◆ AIM
Return the lines that follow, exactly as they appear, from the first through the one containing "from matplotlib.lines import Line2D"; no pictures are to be included.

>>>>>

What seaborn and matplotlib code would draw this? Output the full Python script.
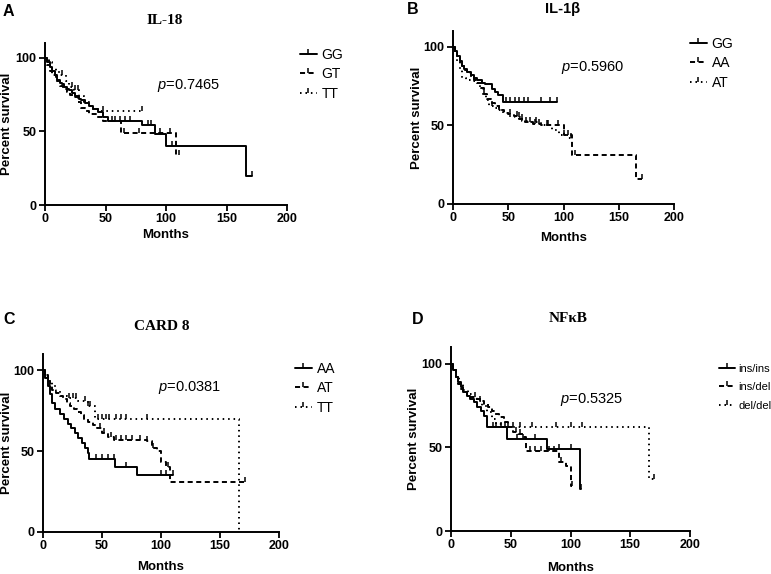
import numpy as np
import pandas as pd
import matplotlib
matplotlib.use("Agg")
import matplotlib.pyplot as plt
import seaborn as sns
from matplotlib.lines import Line2D

# ---------------- data ----------------
# Panel A  IL-18
a_gg_t = [0, 2, 4, 6, 8, 10, 12, 14, 16, 18, 20, 22, 25, 28, 30, 33, 36, 40, 44, 48, 52, 80, 91, 100, 166]
a_gg_s = [100, 97, 94, 91, 88, 85, 83, 82, 80, 79, 78, 76, 74, 72, 71, 69, 67, 65, 63, 60, 57, 54, 48, 40, 20]
a_gg_end = 171
a_gg_cens = [55, 58, 62, 66, 70, 85, 88, 105, 171]
a_gt_t = [0, 2, 4, 6, 9, 12, 15, 18, 21, 24, 27, 30, 33, 36, 42, 48, 63, 108]
a_gt_s = [100, 95, 91, 88, 84, 81, 79, 77, 75, 73, 70, 66, 64, 62, 60, 57, 49, 34]
a_gt_end = 111
a_gt_cens = [65, 78, 95, 103, 111]
a_tt_t = [0, 3, 6, 9, 12, 17, 20, 24, 28, 32, 36, 40, 44]
a_tt_s = [100, 97, 93, 90, 88, 84, 80, 78, 74, 70, 67, 65, 64]
a_tt_end = 80
a_tt_cens = [14, 22, 25, 27, 48, 80]

# Panel B  IL-1beta
b_gg_t = [0, 2, 4, 6, 8, 10, 13, 16, 19, 22, 26, 29, 35, 38, 41, 45]
b_gg_s = [100, 97, 94, 91, 88, 86, 84, 82, 80, 79, 77, 76, 73, 71, 69, 65]
b_gg_end = 94
b_gg_cens = [48, 52, 56, 60, 64, 68, 80, 88, 94]
b_aa_t = [0, 2, 4, 6, 8, 10, 13, 16, 19, 22, 25, 28, 31, 34, 38, 42, 46, 50, 55, 60, 65, 72, 80, 100, 108, 166]
b_aa_s = [100, 97, 94, 91, 88, 85, 83, 81, 79, 77, 74, 70, 67, 64, 62, 60, 58, 57, 56, 54, 52, 51, 50, 44, 31, 16]
b_aa_end = 171
b_aa_cens = [52, 58, 62, 66, 70, 74, 78, 86, 95, 104, 110, 171]
b_at_t = [0, 2, 4, 6, 8, 12, 16, 20, 24, 27, 30, 33, 36, 40, 45, 50, 56, 62, 70, 80, 90, 96, 104]
b_at_s = [100, 96, 91, 86, 80, 79, 78, 77, 74, 70, 66, 62, 61, 60, 58, 56, 55, 53, 52, 50, 47, 44, 42]
b_at_end = 107
b_at_cens = [28, 35, 42, 60, 75, 85, 100, 107]

# Panel C  CARD 8
c_aa_t = [0, 2, 4, 6, 8, 10, 14, 18, 21, 24, 27, 30, 33, 36, 38, 39, 61, 80]
c_aa_s = [100, 95, 90, 85, 80, 76, 73, 70, 67, 64, 61, 58, 55, 52, 49, 45, 40, 35]
c_aa_end = 110
c_aa_cens = [45, 50, 55, 60, 70, 100, 104, 110]
c_at_t = [0, 2, 4, 6, 8, 11, 14, 17, 20, 23, 26, 29, 32, 35, 38, 42, 46, 50, 55, 60, 88, 92, 97, 100, 104, 108]
c_at_s = [100, 97, 94, 91, 88, 86, 84, 82, 80, 78, 76, 74, 72, 70, 68, 66, 64, 61, 59, 57, 56, 52, 50, 43, 40, 31]
c_at_end = 171
c_at_cens = [48, 52, 58, 62, 66, 70, 75, 82, 88, 93, 106, 171]
c_tt_t = [0, 2, 5, 8, 11, 14, 20, 30, 38, 44, 166]
c_tt_s = [100, 96, 93, 90, 87, 84, 83, 81, 78, 70, 0]
c_tt_end = 166
c_tt_cens = [22, 25, 28, 36, 38, 40, 47, 50, 53, 56, 62, 66, 70, 88]

# Panel D  NFkB
d_ii_t = [0, 2, 4, 6, 8, 10, 13, 16, 19, 22, 25, 28, 30, 47, 80, 108]
d_ii_s = [100, 96, 92, 89, 86, 83, 81, 79, 77, 74, 72, 69, 62, 55, 49, 25]
d_ii_end = 109
d_ii_cens = [35, 38, 42, 55, 60, 70, 90, 100, 109]
d_id_t = [0, 2, 4, 6, 8, 10, 13, 16, 20, 25, 28, 31, 34, 37, 40, 44, 48, 52, 56, 60, 63, 90, 96, 100]
d_id_s = [100, 96, 92, 88, 85, 83, 81, 80, 79, 78, 76, 74, 72, 70, 68, 65, 62, 59, 58, 56, 48, 41, 39, 27]
d_id_end = 101
d_id_cens = [54, 58, 66, 70, 75, 82, 86, 92, 101]
d_dd_t = [0, 2, 4, 7, 10, 14, 18, 22, 26, 30, 34, 38, 42, 166]
d_dd_s = [100, 96, 92, 88, 84, 82, 80, 78, 75, 71, 67, 64, 62, 31]
d_dd_end = 170
d_dd_cens = [20, 24, 45, 48, 52, 58, 68, 88, 100, 110, 170]

titles = ["IL-18", "IL-1\u03b2", "CARD 8", "NF\u03baB"]
letters = ["A", "B", "C", "D"]
pvals = ["0.7465", "0.5960", "0.0381", "0.5325"]
labels_a = ["GG", "GT", "TT"]
labels_b = ["GG", "AA", "AT"]
labels_c = ["AA", "AT", "TT"]
labels_d = ["ins/ins", "ins/del", "del/del"]
x_ticks = [0, 50, 100, 150, 200]
y_ticks = [0, 50, 100]

# ---------------- style ----------------
sns.set_theme(style="white")
plt.rcParams["font.family"] = ["Liberation Sans", "DejaVu Sans"]
for key in ["text.color", "axes.labelcolor", "xtick.color", "ytick.color", "axes.edgecolor"]:
    plt.rcParams[key] = "black"
plt.rcParams["mathtext.fontset"] = "custom"
plt.rcParams["mathtext.it"] = "Liberation Sans:italic"
plt.rcParams["mathtext.rm"] = "Liberation Sans"

W, H = 771, 574
fig = plt.figure(figsize=(W / 100, H / 100), dpi=100)


def fx(x):
    return x / W


def fy(y):
    return 1 - y / H


LW = 1.4
styles = ["-", (0, (2.6, 1.8)), (0, (0.8, 2.0))]

panels = [
    dict(box=(45, 287, 43, 205), series=[(a_gg_t, a_gg_s, a_gg_end, a_gg_cens),
                                        (a_gt_t, a_gt_s, a_gt_end, a_gt_cens),
                                        (a_tt_t, a_tt_s, a_tt_end, a_tt_cens)],
         labels=labels_a, title=(165, 20, "serif"), letter=(3, 12), p=(189, 86), leg=(300, 48),
         ylab=-0.131, xlab=-0.148, legfs=10, hl=1.2, ls=0.38),
    dict(box=(453, 674, 31, 204), series=[(b_gg_t, b_gg_s, b_gg_end, b_gg_cens),
                                         (b_aa_t, b_aa_s, b_aa_end, b_aa_cens),
                                         (b_at_t, b_at_s, b_at_end, b_at_cens)],
         labels=labels_b, title=(563, 9, "sans"), letter=(407, 9), p=(593, 68), leg=(690, 37),
         ylab=-0.136, xlab=-0.162, legfs=10, hl=1.2, ls=0.38),
    dict(box=(43, 279, 354, 532), series=[(c_aa_t, c_aa_s, c_aa_end, c_aa_cens),
                                         (c_at_t, c_at_s, c_at_end, c_at_cens),
                                         (c_tt_t, c_tt_s, c_tt_end, c_tt_cens)],
         labels=labels_c, title=(162, 327, "serif"), letter=(3, 320), p=(190, 388), leg=(295, 362),
         ylab=-0.128, xlab=-0.161, legfs=10, hl=1.2, ls=0.38),
    dict(box=(451, 690, 347, 531), series=[(d_ii_t, d_ii_s, d_ii_end, d_ii_cens),
                                          (d_id_t, d_id_s, d_id_end, d_id_cens),
                                          (d_dd_t, d_dd_s, d_dd_end, d_dd_cens)],
         labels=labels_d, title=(568, 319, "serif"), letter=(412, 320), p=(592, 399), leg=(719, 364),
         ylab=-0.130, xlab=-0.167, legfs=8, hl=1.4, ls=0.75),
]

for i, P in enumerate(panels):
    l, r, t, b = P["box"]
    ax = fig.add_axes([fx(l), fy(b), (r - l) / W, (b - t) / H])
    handles = []
    for k, (tt, ss, end, cens) in enumerate(P["series"]):
        tt = list(tt)
        ss = list(ss)
        if end > tt[-1]:
            tt = tt + [end]
            ss = ss + [ss[-1]]
        df = pd.DataFrame({"t": tt, "s": ss})
        sns.lineplot(data=df, x="t", y="s", ax=ax, drawstyle="steps-post",
                     estimator=None, sort=False, color="black", lw=LW,
                     linestyle=styles[k])
        tarr = np.array(tt)
        sarr = np.array(ss)
        idx = np.searchsorted(tarr, cens, side="right") - 1
        cy = sarr[np.clip(idx, 0, len(sarr) - 1)]
        ax.plot(cens, cy, ls="none", marker=2, ms=3.5, mew=1.1, color="black")
        handles.append(Line2D([], [], color="black", lw=LW, linestyle=styles[k],
                              marker=2, ms=3.5, mew=1.1))
    ax.set_xlim(0, 200)
    ax.set_ylim(0, 110)
    ax.set_xticks(x_ticks)
    ax.set_yticks(y_ticks)
    sns.despine(ax=ax)
    for sp in ["left", "bottom"]:
        ax.spines[sp].set_color("black")
        ax.spines[sp].set_linewidth(1.4)
    ax.tick_params(axis="both", which="major", direction="out", length=4, width=1.3,
                   color="black", labelcolor="black", labelsize=9, pad=2,
                   bottom=True, left=True)
    for lab in ax.get_xticklabels() + ax.get_yticklabels():
        lab.set_fontweight("bold")
    ax.set_xlabel("Months", fontsize=9.5, fontweight="bold")
    ax.set_ylabel("Percent survival", fontsize=9.5, fontweight="bold")
    ax.xaxis.set_label_coords(0.5, P["xlab"])
    ax.yaxis.set_label_coords(P["ylab"], 0.5)
    ax.grid(False)

    tx, ty, fam = P["title"]
    if fam == "serif":
        fig.text(fx(tx), fy(ty), titles[i], ha="center", va="center", fontsize=11,
                 fontweight="bold", family=["Liberation Serif", "DejaVu Serif"])
    else:
        fig.text(fx(tx), fy(ty), titles[i], ha="center", va="center", fontsize=10.5,
                 fontweight="bold", family=["Liberation Sans", "DejaVu Sans"])
    lx, ly = P["letter"]
    fig.text(fx(lx), fy(ly), letters[i], ha="left", va="center", fontsize=11.5,
             fontweight="bold")
    px, py = P["p"]
    fig.text(fx(px), fy(py), r"$\it{p}$" + "=" + pvals[i], ha="center", va="center",
             fontsize=10.5)
    gx, gy = P["leg"]
    ax.legend(handles, P["labels"], loc="upper left", bbox_to_anchor=(fx(gx), fy(gy)),
              bbox_transform=fig.transFigure, frameon=False,
              prop={"family": ["Liberation Sans"], "size": P["legfs"]},
              handlelength=P["hl"], handletextpad=0.35, labelspacing=P["ls"], borderpad=0,
              borderaxespad=0, numpoints=1)

fig.savefig("out.png", dpi=100)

<<<<<

◆ RESPONSE TO THIS EXERCISE
What seaborn and matplotlib code would draw this? Output the full Python script.
import numpy as np
import pandas as pd
import matplotlib
matplotlib.use("Agg")
import matplotlib.pyplot as plt
import seaborn as sns
from matplotlib.lines import Line2D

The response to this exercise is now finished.